▶ [Your goal]:
Write out the listing below in full and exactly, leaving out every picture.
========
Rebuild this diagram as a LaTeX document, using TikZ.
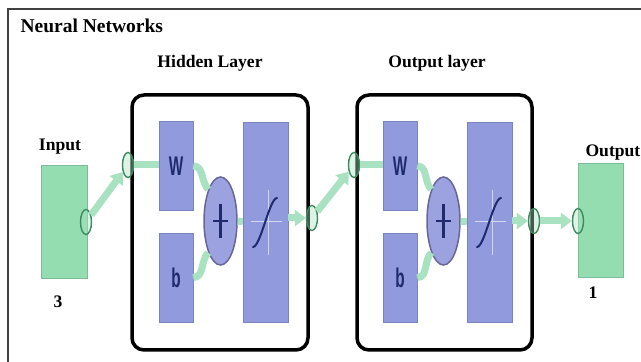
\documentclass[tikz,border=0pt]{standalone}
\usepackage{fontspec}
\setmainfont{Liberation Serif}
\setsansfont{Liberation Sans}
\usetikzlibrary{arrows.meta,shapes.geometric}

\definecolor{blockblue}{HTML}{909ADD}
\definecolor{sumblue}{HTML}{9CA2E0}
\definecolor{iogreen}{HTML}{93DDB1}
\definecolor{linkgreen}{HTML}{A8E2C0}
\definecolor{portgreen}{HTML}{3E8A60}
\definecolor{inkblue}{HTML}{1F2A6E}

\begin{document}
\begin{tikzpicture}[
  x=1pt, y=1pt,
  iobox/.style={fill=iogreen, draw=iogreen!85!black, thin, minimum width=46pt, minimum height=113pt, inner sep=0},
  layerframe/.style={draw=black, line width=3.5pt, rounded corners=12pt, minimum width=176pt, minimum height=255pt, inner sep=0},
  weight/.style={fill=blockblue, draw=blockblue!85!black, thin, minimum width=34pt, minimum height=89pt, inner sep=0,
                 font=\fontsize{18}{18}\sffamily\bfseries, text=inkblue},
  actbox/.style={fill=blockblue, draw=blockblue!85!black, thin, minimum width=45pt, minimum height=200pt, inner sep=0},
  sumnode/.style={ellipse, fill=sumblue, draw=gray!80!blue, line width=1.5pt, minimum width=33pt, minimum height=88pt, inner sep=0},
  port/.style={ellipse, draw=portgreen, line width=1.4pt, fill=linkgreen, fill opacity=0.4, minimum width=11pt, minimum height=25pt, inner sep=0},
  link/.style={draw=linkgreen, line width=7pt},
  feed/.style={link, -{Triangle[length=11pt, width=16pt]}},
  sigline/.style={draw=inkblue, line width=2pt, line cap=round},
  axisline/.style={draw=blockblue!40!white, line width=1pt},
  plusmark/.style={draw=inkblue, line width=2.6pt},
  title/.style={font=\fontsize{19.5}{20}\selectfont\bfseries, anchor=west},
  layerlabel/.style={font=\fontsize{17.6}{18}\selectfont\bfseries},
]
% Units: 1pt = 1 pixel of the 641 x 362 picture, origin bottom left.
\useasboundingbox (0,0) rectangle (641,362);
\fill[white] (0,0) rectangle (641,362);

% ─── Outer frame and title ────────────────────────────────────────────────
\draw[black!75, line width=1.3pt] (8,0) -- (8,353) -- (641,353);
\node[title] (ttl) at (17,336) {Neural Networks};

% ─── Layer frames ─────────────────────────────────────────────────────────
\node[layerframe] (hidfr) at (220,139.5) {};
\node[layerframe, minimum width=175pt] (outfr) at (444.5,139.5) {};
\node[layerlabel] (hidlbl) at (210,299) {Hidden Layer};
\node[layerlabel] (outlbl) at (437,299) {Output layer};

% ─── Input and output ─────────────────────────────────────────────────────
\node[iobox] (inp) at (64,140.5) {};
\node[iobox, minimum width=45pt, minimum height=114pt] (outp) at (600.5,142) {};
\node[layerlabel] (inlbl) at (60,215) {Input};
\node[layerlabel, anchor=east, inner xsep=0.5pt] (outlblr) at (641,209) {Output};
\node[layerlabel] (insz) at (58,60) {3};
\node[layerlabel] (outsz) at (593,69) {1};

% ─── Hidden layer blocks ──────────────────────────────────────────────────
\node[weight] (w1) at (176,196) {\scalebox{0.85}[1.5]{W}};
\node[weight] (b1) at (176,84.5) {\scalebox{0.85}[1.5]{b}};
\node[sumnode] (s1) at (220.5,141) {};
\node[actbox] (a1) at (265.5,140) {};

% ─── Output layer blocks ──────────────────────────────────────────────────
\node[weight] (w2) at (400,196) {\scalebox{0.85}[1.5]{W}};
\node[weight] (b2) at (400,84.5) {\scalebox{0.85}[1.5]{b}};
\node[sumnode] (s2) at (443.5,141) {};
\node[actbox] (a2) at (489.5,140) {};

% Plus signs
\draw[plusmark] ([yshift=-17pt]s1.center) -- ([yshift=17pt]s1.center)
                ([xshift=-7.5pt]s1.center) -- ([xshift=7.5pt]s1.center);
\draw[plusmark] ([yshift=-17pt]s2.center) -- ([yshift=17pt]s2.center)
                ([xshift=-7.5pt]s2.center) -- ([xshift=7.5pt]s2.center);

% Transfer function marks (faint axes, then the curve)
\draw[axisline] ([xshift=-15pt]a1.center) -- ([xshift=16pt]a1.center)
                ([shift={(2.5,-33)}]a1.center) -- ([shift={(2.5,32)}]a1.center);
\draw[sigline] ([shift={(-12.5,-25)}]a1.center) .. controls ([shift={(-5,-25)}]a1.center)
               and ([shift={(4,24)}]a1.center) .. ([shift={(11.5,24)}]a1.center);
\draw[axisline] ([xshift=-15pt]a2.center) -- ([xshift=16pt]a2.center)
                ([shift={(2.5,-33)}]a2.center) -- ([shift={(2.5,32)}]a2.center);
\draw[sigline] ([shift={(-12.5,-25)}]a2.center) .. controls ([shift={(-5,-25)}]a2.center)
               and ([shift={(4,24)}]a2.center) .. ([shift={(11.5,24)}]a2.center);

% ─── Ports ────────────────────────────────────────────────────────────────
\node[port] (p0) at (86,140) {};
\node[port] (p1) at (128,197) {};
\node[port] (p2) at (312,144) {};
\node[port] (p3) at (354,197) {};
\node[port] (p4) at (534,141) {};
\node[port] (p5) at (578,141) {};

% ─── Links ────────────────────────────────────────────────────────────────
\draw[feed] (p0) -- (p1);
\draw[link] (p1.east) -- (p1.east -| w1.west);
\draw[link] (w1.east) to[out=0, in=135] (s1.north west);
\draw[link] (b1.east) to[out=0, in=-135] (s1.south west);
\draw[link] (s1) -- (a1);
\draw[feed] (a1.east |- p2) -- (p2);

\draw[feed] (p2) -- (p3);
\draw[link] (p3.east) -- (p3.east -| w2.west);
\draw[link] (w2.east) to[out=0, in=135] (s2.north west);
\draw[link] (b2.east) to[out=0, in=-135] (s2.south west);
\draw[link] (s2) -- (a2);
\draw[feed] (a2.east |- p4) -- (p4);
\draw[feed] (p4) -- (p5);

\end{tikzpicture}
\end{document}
========
▶ [Final answer]:
Rebuild this diagram as a LaTeX document, using TikZ.
\documentclass[tikz,border=0pt]{standalone}
\usepackage{fontspec}
\setmainfont{Liberation Serif}
\setsansfont{Liberation Sans}
\usetikzlibrary{arrows.meta,shapes.geometric}

\definecolor{blockblue}{HTML}{909ADD}
\definecolor{sumblue}{HTML}{9CA2E0}
\definecolor{iogreen}{HTML}{93DDB1}
\definecolor{linkgreen}{HTML}{A8E2C0}
\definecolor{portgreen}{HTML}{3E8A60}
\definecolor{inkblue}{HTML}{1F2A6E}

\begin{document}
\begin{tikzpicture}[
  x=1pt, y=1pt,
  iobox/.style={fill=iogreen, draw=iogreen!85!black, thin, minimum width=46pt, minimum height=113pt, inner sep=0},
  layerframe/.style={draw=black, line width=3.5pt, rounded corners=12pt, minimum width=176pt, minimum height=255pt, inner sep=0},
  weight/.style={fill=blockblue, draw=blockblue!85!black, thin, minimum width=34pt, minimum height=89pt, inner sep=0,
                 font=\fontsize{18}{18}\sffamily\bfseries, text=inkblue},
  actbox/.style={fill=blockblue, draw=blockblue!85!black, thin, minimum width=45pt, minimum height=200pt, inner sep=0},
  sumnode/.style={ellipse, fill=sumblue, draw=gray!80!blue, line width=1.5pt, minimum width=33pt, minimum height=88pt, inner sep=0},
  port/.style={ellipse, draw=portgreen, line width=1.4pt, fill=linkgreen, fill opacity=0.4, minimum width=11pt, minimum height=25pt, inner sep=0},
  link/.style={draw=linkgreen, line width=7pt},
  feed/.style={link, -{Triangle[length=11pt, width=16pt]}},
  sigline/.style={draw=inkblue, line width=2pt, line cap=round},
  axisline/.style={draw=blockblue!40!white, line width=1pt},
  plusmark/.style={draw=inkblue, line width=2.6pt},
  title/.style={font=\fontsize{19.5}{20}\selectfont\bfseries, anchor=west},
  layerlabel/.style={font=\fontsize{17.6}{18}\selectfont\bfseries},
]
% Units: 1pt = 1 pixel of the 641 x 362 picture, origin bottom left.
\useasboundingbox (0,0) rectangle (641,362);
\fill[white] (0,0) rectangle (641,362);

% ─── Outer frame and title ────────────────────────────────────────────────
\draw[black!75, line width=1.3pt] (8,0) -- (8,353) -- (641,353);
\node[title] (ttl) at (17,336) {Neural Networks};

% ─── Layer frames ─────────────────────────────────────────────────────────
\node[layerframe] (hidfr) at (220,139.5) {};
\node[layerframe, minimum width=175pt] (outfr) at (444.5,139.5) {};
\node[layerlabel] (hidlbl) at (210,299) {Hidden Layer};
\node[layerlabel] (outlbl) at (437,299) {Output layer};

% ─── Input and output ─────────────────────────────────────────────────────
\node[iobox] (inp) at (64,140.5) {};
\node[iobox, minimum width=45pt, minimum height=114pt] (outp) at (600.5,142) {};
\node[layerlabel] (inlbl) at (60,215) {Input};
\node[layerlabel, anchor=east, inner xsep=0.5pt] (outlblr) at (641,209) {Output};
\node[layerlabel] (insz) at (58,60) {3};
\node[layerlabel] (outsz) at (593,69) {1};

% ─── Hidden layer blocks ──────────────────────────────────────────────────
\node[weight] (w1) at (176,196) {\scalebox{0.85}[1.5]{W}};
\node[weight] (b1) at (176,84.5) {\scalebox{0.85}[1.5]{b}};
\node[sumnode] (s1) at (220.5,141) {};
\node[actbox] (a1) at (265.5,140) {};

% ─── Output layer blocks ──────────────────────────────────────────────────
\node[weight] (w2) at (400,196) {\scalebox{0.85}[1.5]{W}};
\node[weight] (b2) at (400,84.5) {\scalebox{0.85}[1.5]{b}};
\node[sumnode] (s2) at (443.5,141) {};
\node[actbox] (a2) at (489.5,140) {};

% Plus signs
\draw[plusmark] ([yshift=-17pt]s1.center) -- ([yshift=17pt]s1.center)
                ([xshift=-7.5pt]s1.center) -- ([xshift=7.5pt]s1.center);
\draw[plusmark] ([yshift=-17pt]s2.center) -- ([yshift=17pt]s2.center)
                ([xshift=-7.5pt]s2.center) -- ([xshift=7.5pt]s2.center);

% Transfer function marks (faint axes, then the curve)
\draw[axisline] ([xshift=-15pt]a1.center) -- ([xshift=16pt]a1.center)
                ([shift={(2.5,-33)}]a1.center) -- ([shift={(2.5,32)}]a1.center);
\draw[sigline] ([shift={(-12.5,-25)}]a1.center) .. controls ([shift={(-5,-25)}]a1.center)
               and ([shift={(4,24)}]a1.center) .. ([shift={(11.5,24)}]a1.center);
\draw[axisline] ([xshift=-15pt]a2.center) -- ([xshift=16pt]a2.center)
                ([shift={(2.5,-33)}]a2.center) -- ([shift={(2.5,32)}]a2.center);
\draw[sigline] ([shift={(-12.5,-25)}]a2.center) .. controls ([shift={(-5,-25)}]a2.center)
               and ([shift={(4,24)}]a2.center) .. ([shift={(11.5,24)}]a2.center);

% ─── Ports ────────────────────────────────────────────────────────────────
\node[port] (p0) at (86,140) {};
\node[port] (p1) at (128,197) {};
\node[port] (p2) at (312,144) {};
\node[port] (p3) at (354,197) {};
\node[port] (p4) at (534,141) {};
\node[port] (p5) at (578,141) {};

% ─── Links ────────────────────────────────────────────────────────────────
\draw[feed] (p0) -- (p1);
\draw[link] (p1.east) -- (p1.east -| w1.west);
\draw[link] (w1.east) to[out=0, in=135] (s1.north west);
\draw[link] (b1.east) to[out=0, in=-135] (s1.south west);
\draw[link] (s1) -- (a1);
\draw[feed] (a1.east |- p2) -- (p2);

\draw[feed] (p2) -- (p3);
\draw[link] (p3.east) -- (p3.east -| w2.west);
\draw[link] (w2.east) to[out=0, in=135] (s2.north west);
\draw[link] (b2.east) to[out=0, in=-135] (s2.south west);
\draw[link] (s2) -- (a2);
\draw[feed] (a2.east |- p4) -- (p4);
\draw[feed] (p4) -- (p5);

\end{tikzpicture}
\end{document}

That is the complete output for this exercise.